When one becomes a Christian they become a new creation. 2 Corinthians 5:17 says “Therefore, if anyone is in Christ, he is a new creation. The old has passed away; behold, the new has come” (ESV). You can not be new if you are holding on to the old. If you are in Christ, you are no longer in self. You now live by faith, you move by faith, you think by faith, you claim the promises of Scripture by faith, because you are now in Christ. The promise says “the old has passed away.”
Your hyphen has passed away – period. Gone. No more. No hyphen.
You are in Christ and Christ said “I am come that they might have life, and that they might have it more abundantly” (John 10:10). If the Savior gives you life, and life more abundant, why would you want to retain your old self? If your old sinful self was that great, why did you come to Jesus for a new life?
Look, if your life is not becoming to you than you should be coming to Jesus. If you have already come to Jesus and you are still struggling with less than contentment about your life, you come to Jesus because He said “Come unto me…and I will give you rest” (Matthew 11:28)
You may look in the mirror and think you haven’t changed, but…you do not walk by sight, you walk by faith (2 Corinthians 5:7). When you look in that mirror you remind your feelings that they are not the boss of you, Jesus is, and the Bible says that you are a new creation.

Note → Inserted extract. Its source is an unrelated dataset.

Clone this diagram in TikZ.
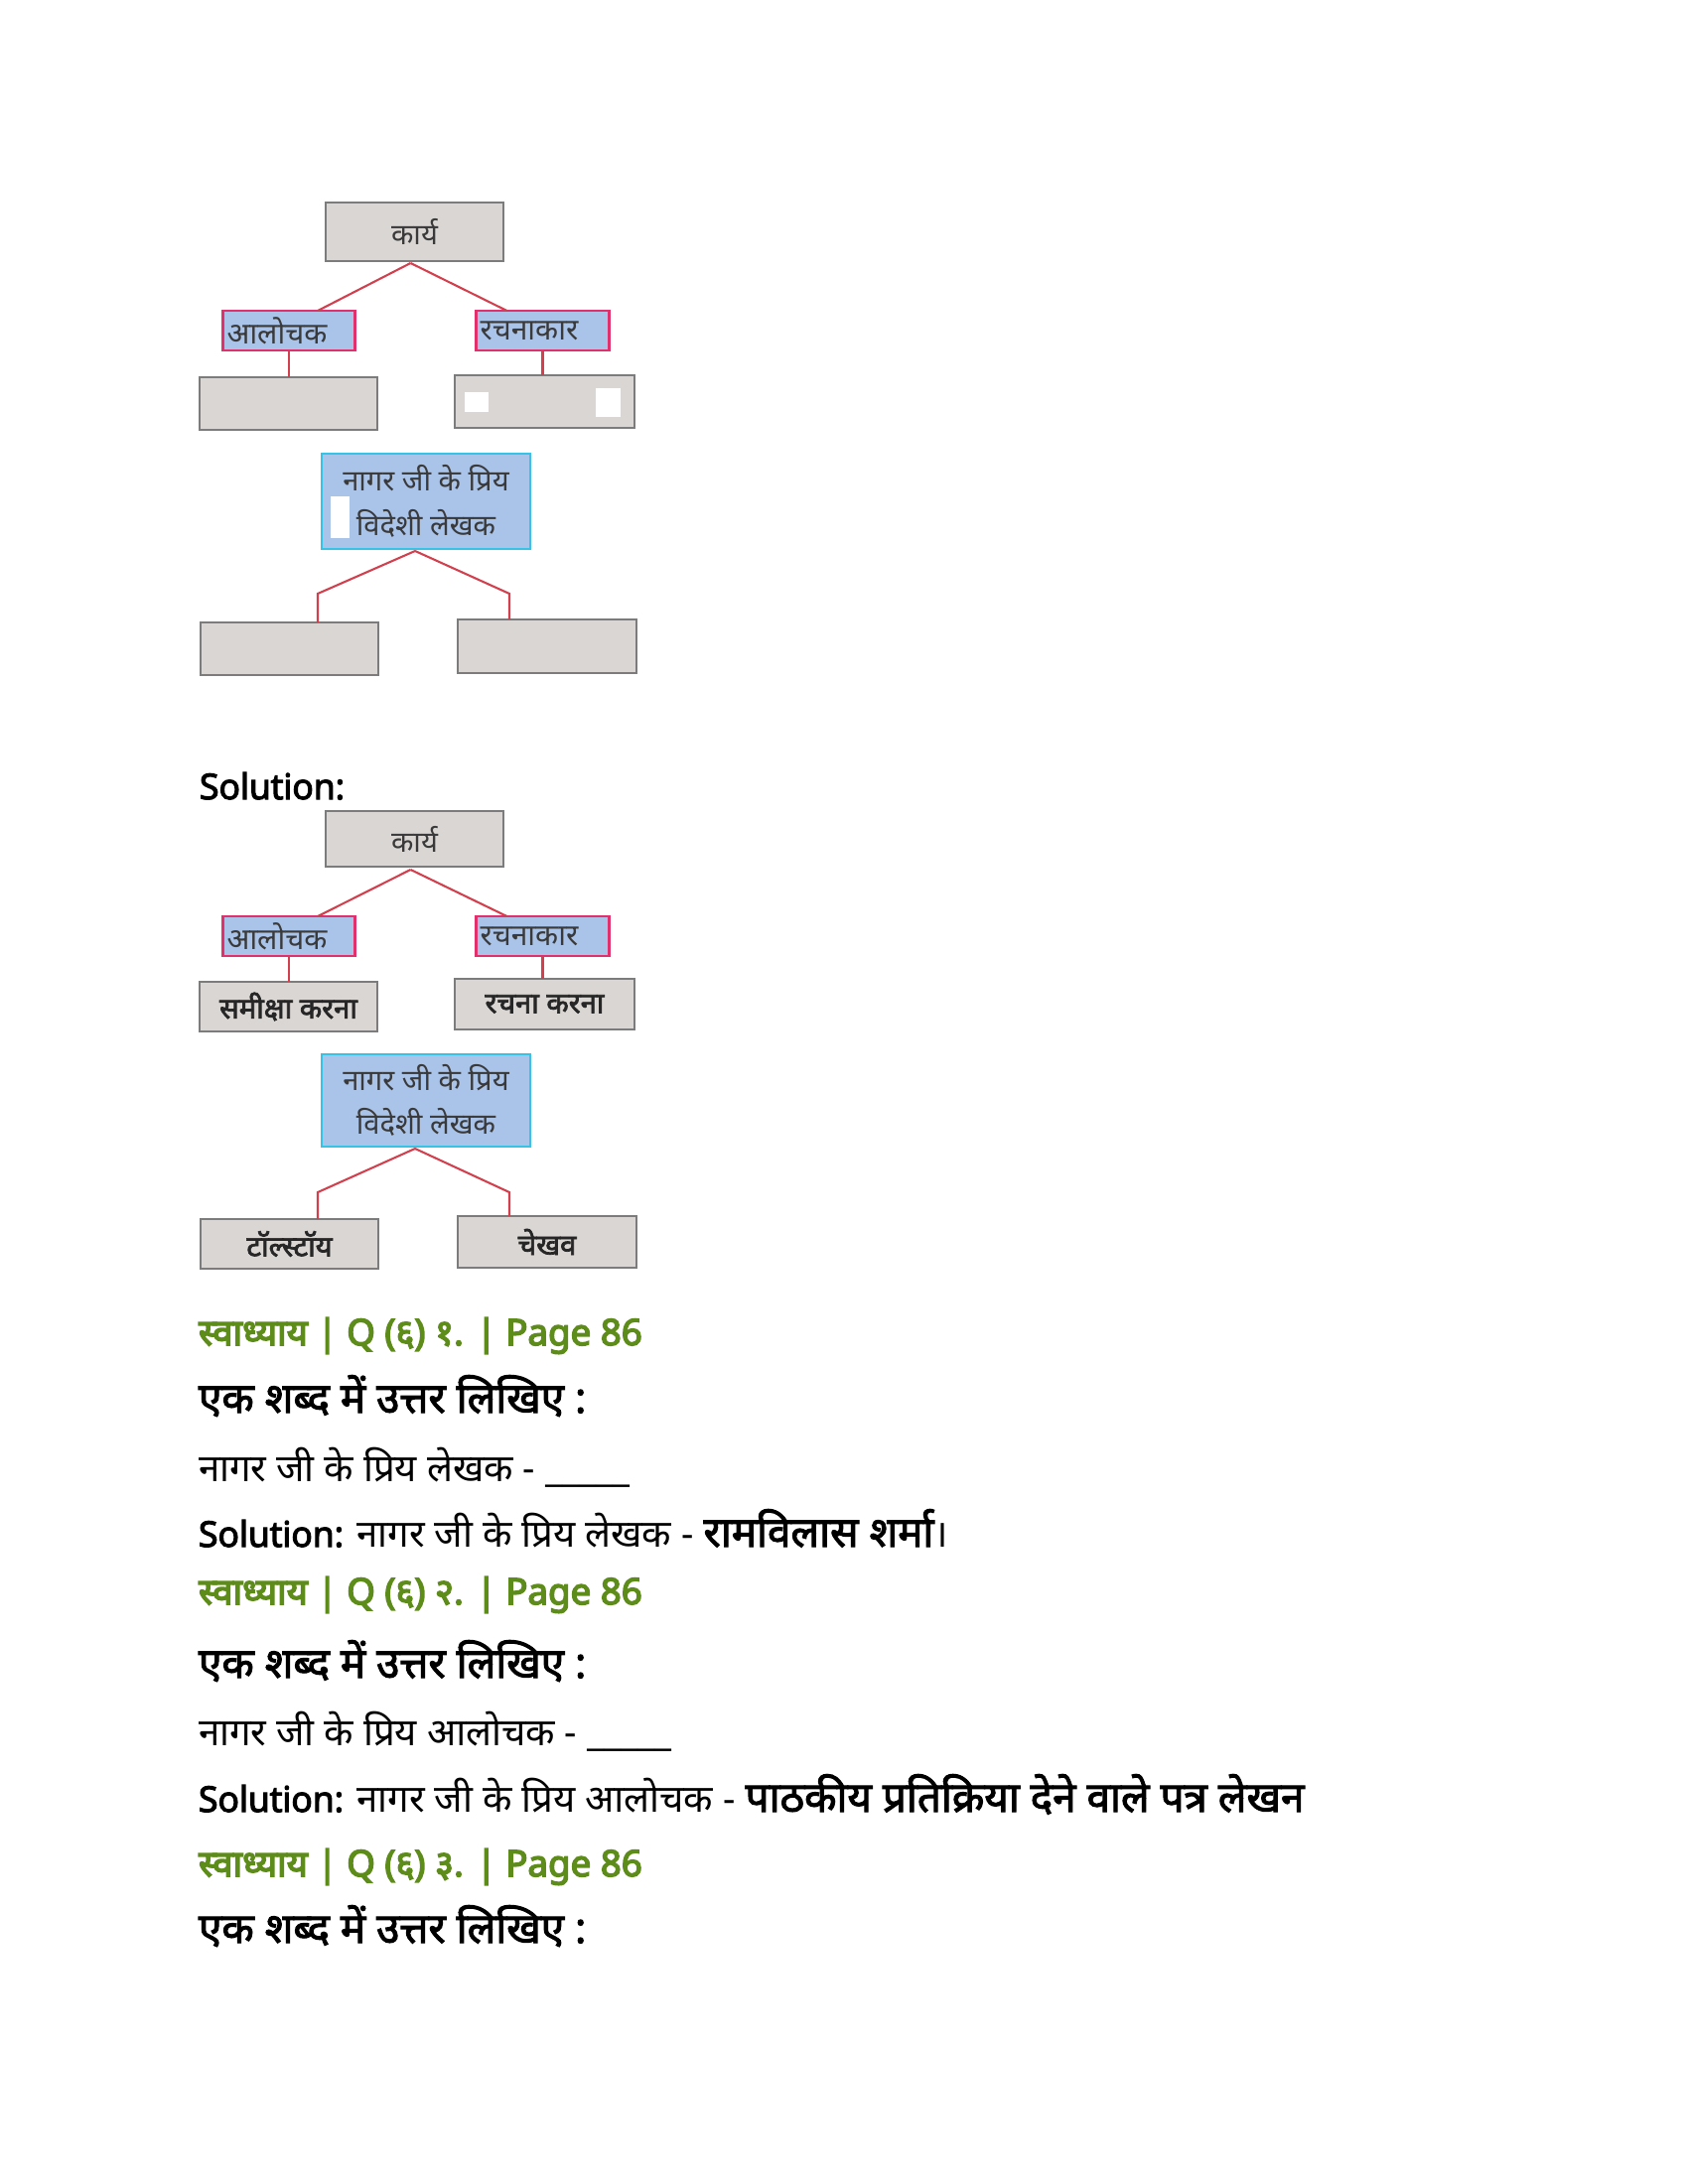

John the Baptist did not point his disciples to gaze upon themselves, but he plainly declared “Behold the Lamb of God, which taketh away the sin of the world” (John 1:29). There is relief in not holding on to our sinful selves, letting go of our hyphenated self, and simply beholding the one who takes away our old man.
You recall Romans 6:11 which says “you also must consider yourselves dead to sin and alive to God in Christ Jesus” (ESV). You recall that the Jesus says “seek first the kingdom of God and his righteousness, and all these things will be added to you” (Matthew 6:33, ESV) so when you see your earthly faults you tell yourself that those earthly faults have no place in the Kingdom of God.
And since you are now a new creation in Jesus Christ and you are seeking the Kingdom of God first in all things, you do not allow for your old self to define – anymore.
You may be struggling with your old self, but you struggle through prayer claiming the very promises of the God. You pray… Lord you said in Ezekiel 36:26 that “I will give you a new heart, and a new spirit I will put within you” (ESV) and I receive that new heart with a new passion for the things of God not for my flesh. I receive a new spirit within me that I may walk in faith and identify as your follower. Fill me with your Spirit that I might be convicted of your truth and walk in it. In the name of Jesus, amen.
Incidentally, we pray in the name of Jesus because we stand on His character, on His righteousness, on His name. If you are a hyphenated Christian you stand on your own character, on your own righteousness and Isaiah 64:6 says that “our righteousnesses are as filthy rags.”
Yes we are sinners who miss the mark but we don’t have to miss the whole wall! Yes we sin and before we know it we are deep down in the pig’s pen, but like the prodigal son we must realize that we don’t have to stay there. We come to our senses and claim the promise of 1 John 1:9 that “he is faithful and just to forgive us our sins, and to cleanse us from all unrighteousness.”
Through faith we stand up in Christ, we leave our old man in the pig’s pen by faith and we return to our Father’s forgiving, restoring arms.
We don’t cheapen His grace, we don’t cheapen His forgiveness, we don’t cheapen His character by adding a hyphen of sin to the name He declares as ours – Christian.